My son's recent obsession with baseball means there is always a field set up and what's a resourceful boy to do but use the available scrap wood he finds as bases.

Then there's the "dock" the kids built when their friends visited, the one that's basically pallets stacked on the edge of the pond.


Not to mention the still under construction chicken coop with two by fours tossed under and around waiting to be made into fencing for the run, and all the garden junk I have laying about and oh yeah, there's that swing set in the back that is still waiting to be put back together from the move over a year and a half ago.

I believe the term construction zone was used.


I suppose I knew it was bad, but it all looks so pretty through my rose colored glasses. The kids happily digging and raking in the sand, the boy tossing the ball in the air, swinging his bat and running the bases and the messy garden waiting for me to finish my tea and get back to planting. The coop and run are looking great and only need another solid weekend of attention before they're done and that swing-set, well with a sand pit, a garden and chickens to tend to who can blame us for letting the swing-set go?
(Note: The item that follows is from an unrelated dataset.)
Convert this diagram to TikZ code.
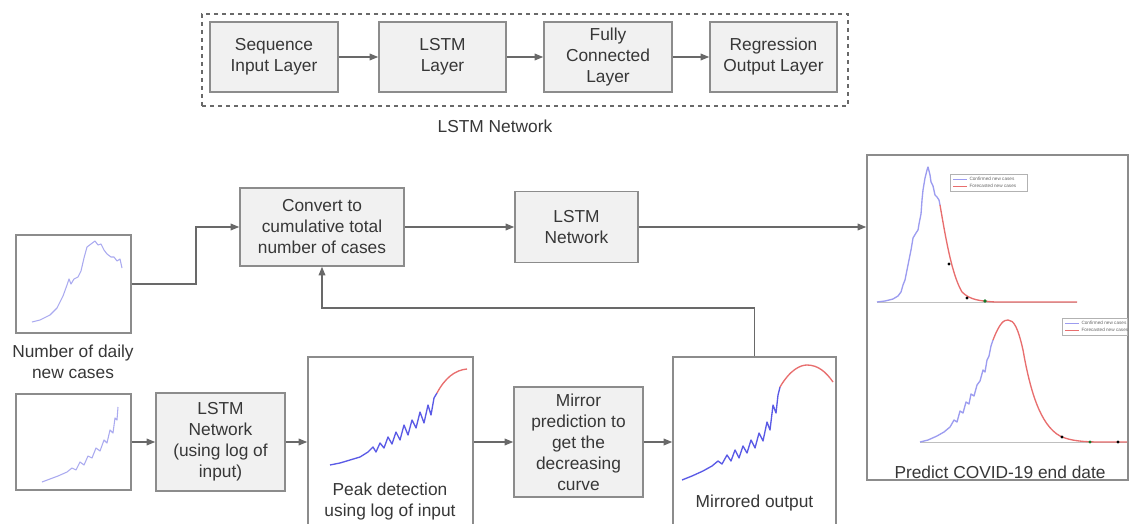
\documentclass[tikz,border=0pt]{standalone}
\usepackage{fontspec}
\setmainfont{Liberation Sans}
\usetikzlibrary{arrows.meta}

\definecolor{boxline}{RGB}{140,140,140}
\definecolor{boxfill}{RGB}{241,241,241}
\definecolor{flowline}{RGB}{105,105,105}
\definecolor{txtgray}{RGB}{55,55,55}
\definecolor{lightblue}{RGB}{170,170,240}
\definecolor{darkblue}{RGB}{90,90,230}
\definecolor{predred}{RGB}{232,110,110}
\definecolor{dotgreen}{RGB}{20,120,40}

\tikzset{every picture/.style={line width=0.75pt}}
\tikzset{
  labelfont/.style={font=\fontsize{13}{15.75}\selectfont, text=txtgray, align=center},
  layerbox/.style={labelfont, draw=boxline, fill=boxfill, line width=1.1pt, inner sep=0pt},
  chartbox/.style={draw=boxline, fill=white, line width=1.1pt, inner sep=0pt},
  flow/.style={draw=flowline, line width=1.1pt, -{Triangle[length=6.5pt,width=5pt]}},
  inputcurve/.style={draw=lightblue, line width=0.8pt, line join=round},
  seencurve/.style={draw=darkblue, line width=1pt, line join=round},
  predcurve/.style={draw=predred, line width=1pt},
  axisline/.style={draw=black!25, line width=0.6pt},
  legendbox/.style={draw=black!30, fill=white, line width=0.4pt},
  legendtext/.style={font=\fontsize{3.5}{4}\selectfont, text=black!60, anchor=west, inner sep=0pt},
}

\begin{document}
\begin{tikzpicture}[x=0.75pt,y=0.75pt,yscale=-1,xscale=1]
\useasboundingbox (0,0) rectangle (1130,524);

%Shape: Rectangle (dashed frame)
\node [draw=flowline, dashed, line width=1.1pt, minimum width=484.5pt, minimum height=69pt] (netframe) at (525,60) {};
% Layer boxes
\node [layerbox, minimum width=96pt, minimum height=52.5pt] (seqin) at (274,57) {Sequence\\Input Layer};
\node [layerbox, minimum width=95.25pt, minimum height=52.5pt] (lstmlayer) at (442.5,57) {LSTM\\Layer};
\node [layerbox, minimum width=96pt, minimum height=52.5pt] (fclayer) at (608,57) {Fully\\Connected\\Layer};
\node [layerbox, minimum width=95.25pt, minimum height=52.5pt] (regout) at (773.5,57) {Regression\\Output Layer};
% Text Node
\node [labelfont] (netlabel) at (495,126) {LSTM Network};

%Straight Lines
\draw [flow] (seqin) -- (lstmlayer);
\draw [flow] (lstmlayer) -- (fclayer);
\draw [flow] (fclayer) -- (regout);

%Shape: Rectangle (daily new cases)
\node [chartbox, minimum width=86.25pt, minimum height=73.5pt] (dailychart) at (73.5,284) {};
\draw [inputcurve] (32,322) -- (40,320) -- (50,315) -- (57,308) -- (63,296) -- (67,285) -- (69,279) -- (71,284) -- (74,279) -- (78,277) -- (81,271) -- (84,258) -- (87,247) -- (91,244) -- (95,241) -- (98,245) -- (101,244) -- (104,250) -- (107,254) -- (111,257) -- (114,257) -- (117,261) -- (120,259) -- (122,268);
% Text Node
\node [labelfont] (dailylabel) at (73,362) {Number of daily\\new cases};

% Process boxes (upper path)
\node [layerbox, minimum width=123pt, minimum height=58.5pt] (cumul) at (322,227) {Convert to\\cumulative total\\number of cases};
\node [layerbox, minimum width=92.25pt, minimum height=53.25pt] (lstmnet) at (576.5,227) {LSTM\\Network};

%Shape: Rectangle (prediction)
\node [chartbox, minimum width=195.75pt, minimum height=243.75pt] (predict) at (997.5,317.5) {};
% upper prediction plot
\draw [axisline] (877,302) -- (1077,302);
\draw [seencurve, draw=darkblue!60] (877,302) -- (885,301) -- (893,299) -- (898,296) -- (901,292) -- (903,285) -- (905,280) -- (907,270) -- (909,260) -- (911,250) -- (913,238) -- (916,233) -- (918,230) -- (919,224) -- (921,214) -- (922,200) -- (923,190) -- (925,178) -- (927,170) -- (928,167) -- (930,175) -- (931,182) -- (933,186) -- (935,195) -- (937,197) -- (939,200) -- (940,205);
\draw [predcurve] (940,205) .. controls (946,240) and (952,275) .. (962,292) .. controls (970,300) and (980,301) .. (995,302) -- (1077,302);
\fill [black] (949,264) circle (1.6);
\fill [black] (967,298) circle (1.6);
\fill [dotgreen] (985,301) circle (1.8);
\draw [legendbox] (950,174) rectangle (1027,191);
\draw [darkblue!60] (953,179) -- (967,179);
\draw [predred] (953,186) -- (967,186);
\node [legendtext] (legtopa) at (969,179) {Confirmed new cases};
\node [legendtext] (legtopb) at (969,186) {Forecasted new cases};
% lower prediction plot
\draw [axisline] (920,442) -- (1127,442);
\draw [seencurve, draw=darkblue!60] (920,442) -- (928,440) -- (937,436) -- (944,432) -- (950,427) -- (954,420) -- (957,422) -- (960,411) -- (963,413) -- (966,402) -- (969,404) -- (971,394) -- (974,396) -- (977,385) -- (980,381) -- (983,370) -- (985,372) -- (987,360) -- (989,356) -- (991,346) -- (993,340);
\draw [predcurve] (993,340) .. controls (1000,322) and (1004,320) .. (1008,320) .. controls (1014,320) and (1018,328) .. (1023,350) .. controls (1030,390) and (1040,425) .. (1060,436) .. controls (1070,441) and (1085,442) .. (1100,442) -- (1127,442);
\fill [black] (1062,437) circle (1.6);
\fill [dotgreen] (1090,442) circle (1.6);
\fill [black] (1118,442) circle (1.6);
\draw [legendbox] (1062,318) rectangle (1127,335);
\draw [darkblue!60] (1065,323) -- (1079,323);
\draw [predred] (1065,330) -- (1079,330);
\node [legendtext] (legbota) at (1081,323) {Confirmed new cases};
\node [legendtext] (legbotb) at (1081,330) {Forecasted new cases};
% Text Node
\node [labelfont] (predlabel) at (1000,472) {Predict COVID-19 end date};

% Lower path
\node [chartbox, minimum width=86.25pt, minimum height=72pt] (logchart) at (73.5,442) {};
\draw [inputcurve] (42,482) -- (50,479) -- (58,476) -- (67,472) -- (72,468) -- (76,470) -- (80,462) -- (84,465) -- (88,456) -- (92,458) -- (96,448) -- (100,451) -- (104,440) -- (107,443) -- (110,430) -- (113,433) -- (115,418) -- (117,420) -- (118,407);
\node [layerbox, minimum width=96.75pt, minimum height=73.5pt] (lstmlog) at (220.5,442) {LSTM\\Network\\(using log of\\input)};
\node [chartbox, minimum width=123.75pt, minimum height=127.5pt] (peak) at (390.5,442) {};
\draw [seencurve] (330,465) -- (340,463) -- (350,460) -- (360,457) -- (368,452) -- (373,447) -- (376,452) -- (380,443) -- (384,448) -- (388,437) -- (392,444) -- (396,432) -- (400,440) -- (404,425) -- (408,435) -- (412,420) -- (416,428) -- (420,412) -- (424,423) -- (428,405) -- (431,415) -- (434,398) -- (437,393);
\draw [predcurve] (437,393) .. controls (445,378) and (455,370) .. (467,369);
\node [labelfont] (peaklabel) at (390,502) {Peak detection\\using log of input};
\node [layerbox, minimum width=96.75pt, minimum height=82.5pt] (mirror) at (578.5,442) {Mirror\\prediction to\\get the\\decreasing\\curve};
\node [chartbox, minimum width=122.25pt, minimum height=127.5pt] (mirrored) at (754.5,442) {};
\draw [seencurve] (682,480) -- (692,476) -- (703,471) -- (712,466) -- (718,461) -- (722,464) -- (727,455) -- (731,461) -- (735,450) -- (739,458) -- (743,446) -- (747,453) -- (751,440) -- (755,448) -- (759,433) -- (763,441) -- (767,422) -- (770,430) -- (773,405) -- (776,413) -- (778,395) -- (780,387);
\draw [predcurve] (780,387) .. controls (790,370) and (800,365) .. (807,365) .. controls (818,365) and (826,372) .. (833,382);
\node [labelfont] (mirroredlabel) at (754.5,503) {Mirrored output};

%Straight Lines
\coordinate (dailybend) at (196,284);
\coordinate (feedback) at (754.5,308);
\draw [flow] (dailychart.east) -- (dailybend) |- (cumul.west);
\draw [flow] (cumul) -- (lstmnet);
\draw [flow] (lstmnet.east) -- (lstmnet.east -| predict.west);
\draw [flow] (logchart) -- (lstmlog);
\draw [flow] (lstmlog) -- (peak);
\draw [flow] (peak) -- (mirror);
\draw [flow] (mirror) -- (mirrored);
\draw [flow] (mirrored.north) -- (feedback) -| (cumul.south);

\end{tikzpicture}
\end{document}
I tried not to let it bother me, but it did. The negative voices crept in, "What kind of mother lets her kids use a saw or hammer and nails? I should be ashamed. Why is it I can never keep up with all the messes, inside and out? I must be doing something terribly wrong. These kids should be playing with toys not tools. You should put away all your garden mess even if you're planning to get back to it after that tea break.
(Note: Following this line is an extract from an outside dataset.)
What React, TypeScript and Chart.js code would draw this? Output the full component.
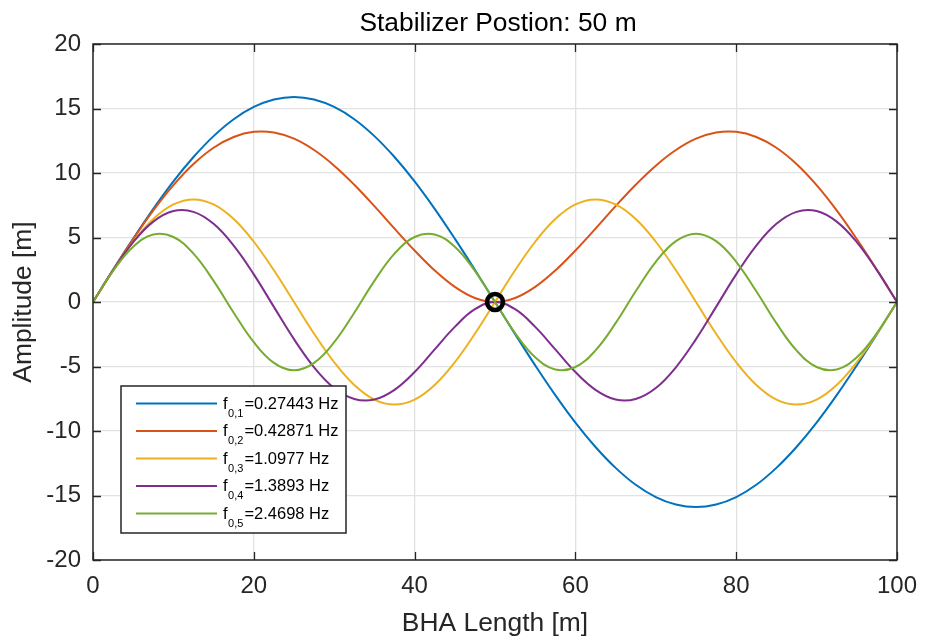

I suppose a major yard clean up is in order for this evening, it's wet and rainy and none of us are in the mood but, not everyone can see just how awesome it can be to live in a construction zone and we really wouldn't want to have any visitors get hurt, we'll try to be more careful Mr. Insurance Man and, maybe it's time we start working on that wood-shop we keep saying we'll set up in the garage.

New

Spring has been full of lots of new for us. New friends, new adventures and new responsibilities.


We've ventured further from home than usual, through thunderstorms and chilli Michigan spring weather, to explore towns and cities we've never been to. It is so very wonderful to have adventurous new friends who don't let a little
(or a lot)
of rain ruin our plans for exploring.


And, we've been exploring our own back yard in ways we never have before, thanks to those same amazing, adventurous new friends. (Who knew jack-o-lanterns make great pond scoops?) After a year and a half homeschooling and living in this home I feel like we are finally finding our community.


And finally, we've welcomed these little cuties into our home. My middle girl was so thrilled that, even the strangers at the feed store were excited for us and, thanks to these little gals and my girls enthusiasm, our circle of friends keeps growing. Strangers no more, they have been a source of advice and reassurance, on more than just raising chicks.